Nokia’nın uydumuza 4G bağlantı taşıyacak olan Ay Yüzeyi İletişim Sistemi (LSCS), Intuitive Machines’in ikinci görev iniş aracı Athena’ya başarılı bir şekilde yerleştirildi. Athena’nın önümüzdeki hafta fırlatılması bekleniyor ve temel hedefi, Ay’da su buzunun varlığını ölçmek olacak. Uzay aracında çok sayıda bilimsel araç bulunacak ve bunlardan bazıları iniş aracıyla iletişim kurmak ve Dünya’ya veri ve görüntü göndermek için LSCS’yi kullanacak.
Athena, “sonsuz gün batımı zirvesi” olarak bilinen Shackleton kraterinin sırtına çok yakın bir yere inecek. Bu bölgede Güneş, ufukta alçak ve sürekli olarak görünür bir şekilde duruyor, asla batmıyor. Ay’a tekrar astronotlar gönderilmeye başlandığında, Artemis astronotlarının bu bölgeyi ziyaret etmesi bekleniyor.

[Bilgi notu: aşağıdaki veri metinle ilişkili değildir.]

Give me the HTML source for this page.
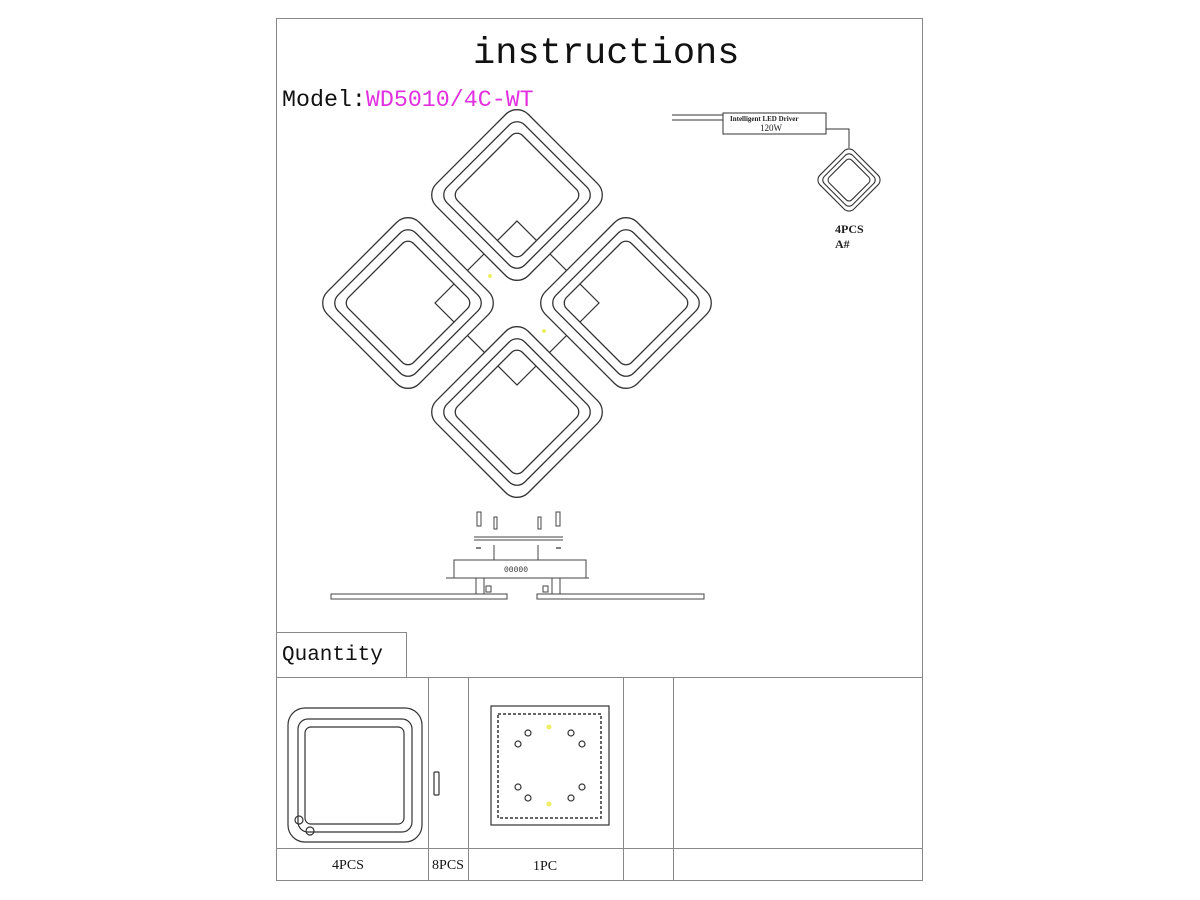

Nokia’nın 4G bağlantı sistemi
Nokia Bell Labs ve NASA, “kutu içinde ağ” olarak çalışacak bir 4G bağlantı sistemi geliştirdiler. Bu sistem, Nova-c iniş aracını, Lunar Outpost şirketinin ilk keşif aracı olan Mobil Otonom Araştırma Platformu’nu (MAPP) ve Intuitive Machine’in zıplayan aracı Micro-Nova Hopper’ı bağlayacak.
Nokia’nın Bell Labs Solutions Research Başkanı Thierry E. Klein, paylaştığı bir bildiride, “Hücresel teknolojilerin Ay’a ve sonunda Mars’a yapılacak gelecekteki mürettebatlı ve mürettebatsız görevler için gereken güvenilir, yüksek kapasiteli ve verimli bağlantıyı sağlayabileceğini kanıtlamayı amaçlıyoruz” dedi ve devam etti: “Hücresel teknoloji, Dünya’daki iletişim biçimimizi geri dönülmez bir şekilde dönüştürdü. Diğer dünyalardaki iletişimler için de aynısını yapamayacağına dair hiçbir neden yok.”
Zorlu Ay koşulları
Dünya’da yaygın olarak kullandığımız bu teknolojiyi Ay’a taşımak kolay gibi görünse de, aslında oldukça zor bir süreç. Ay ortamı, Dünya’ya göre çok daha zorlu ve aşırı sıcaklık değişiklikleri yaşanıyor. Ekvatorda, gündüz 121°C’den gece -133°C’ye kadar değişen sıcaklıklar gözlemlenebilirken, Shackleton kraterinin içindeki kalıcı gölgelerde sıcaklık -246°C’ye kadar düşebiliyor.
Ayrıca, mekanik stres faktörleri de göz önünde bulundurulmalı. Sistemin fırlatılması, Ay’a uçması ve iniş yapması sırasında karşılaşacağı tüm sarsıntı ve kuvvetlerle başa çıkabilmesi gerekiyor. Tehlikeli Ay toprağı da bu sürece ek zorluklar katıyor.
Nokia, bu sistemi kurarken enerji tüketimini en aza indirmenin yanı sıra sağlam ve güvenilir olmasını sağlamak zorundaydı. Tahmin edilebileceği gibi, bu sistem Ay’a gönderildikten sonra tamir için bir ekip göndermek kolay değil.